Using DFTK on GPUs

In this example we will look how DFTK can be used on Graphics Processing Units. In its current state runs based on Nvidia GPUs using the CUDA.jl Julia package are better supported and there are considerably less rough edges.

GPU parallelism not supported everywhere

GPU support is still a relatively new feature in DFTK. While basic SCF computations and e.g. forces are supported, this is not yet the case for all parts of the code. In most cases there is no intrinsic limitation and typically it only takes minor code modification to make it work on GPUs. If you require GPU support in one of our routines, where this is not yet supported, feel free to open an issue on github or otherwise get in touch.

using AtomsBuilder
using DFTK
using PseudoPotentialData

Model setup. First step is to setup a Model in DFTK. This proceeds exactly as in the standard CPU case (see also our Tutorial).

silicon = bulk(:Si)

model  = model_DFT(silicon;
                   functionals=PBE(),
                   pseudopotentials=PseudoFamily("dojo.nc.sr.pbe.v0_4_1.standard.upf"))

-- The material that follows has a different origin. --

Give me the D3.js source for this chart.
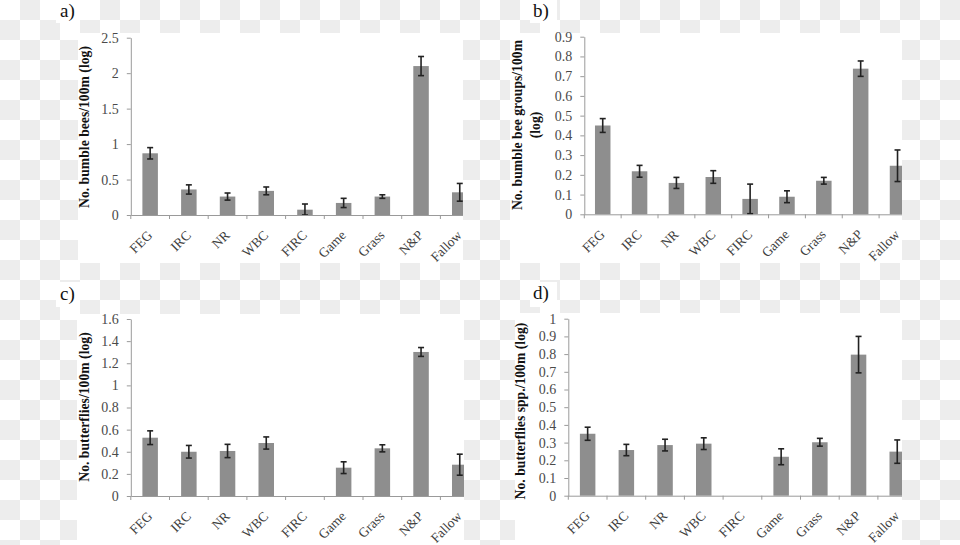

Next is the selection of the computational architecture. This effectively makes the choice, whether the computation will be run on the CPU or on a GPU.

Nvidia GPUs. Supported via CUDA.jl. Right now Libxc only supports CUDA 11, so we need to explicitly request the 11.8 CUDA runtime:

using CUDA
CUDA.set_runtime_version!(v"11.8")  # Note: This requires a restart of Julia
architecture = DFTK.GPU(CuArray)
DFTK.GPU{CUDA.CuArray}()

AMD GPUs. Supported via AMDGPU.jl. Here you need to install ROCm manually. With that in place you can then select:

using AMDGPU
architecture = DFTK.GPU(ROCArray)
DFTK.GPU{AMDGPU.ROCArray}()

Portable architecture selection. To make sure this script runs on the github CI (where we don't have GPUs available) we check for the availability of GPUs before selecting an architecture:

architecture = has_cuda() ? DFTK.GPU(CuArray) : DFTK.CPU()
DFTK.CPU()

Basis and SCF. Based on the architecture we construct a PlaneWaveBasis object as usual:

basis  = PlaneWaveBasis(model; Ecut=30, kgrid=(5, 5, 5), architecture)

... and run the SCF and some post-processing:

scfres = self_consistent_field(basis; tol=1e-6)
compute_forces(scfres)
2-element Vector{StaticArraysCore.SVector{3, Float64}}:
 [-1.4341417939515083e-14, -1.3937787049779972e-14, -1.796878895019881e-14]
 [1.3633761848376632e-14, 1.4066243997878518e-14, 1.8743072442541448e-14]
GPU performance

Our current (February 2025) benchmarks show DFTK to have reasonable performance on Nvidia / CUDA GPUs with a 50-fold to 100-fold speed-up over single-threaded CPU execution. However, support on AMD GPUs has been less benchmarked and there are likely rough edges. Overall this feature is relatively new and we appreciate any experience reports or bug reports.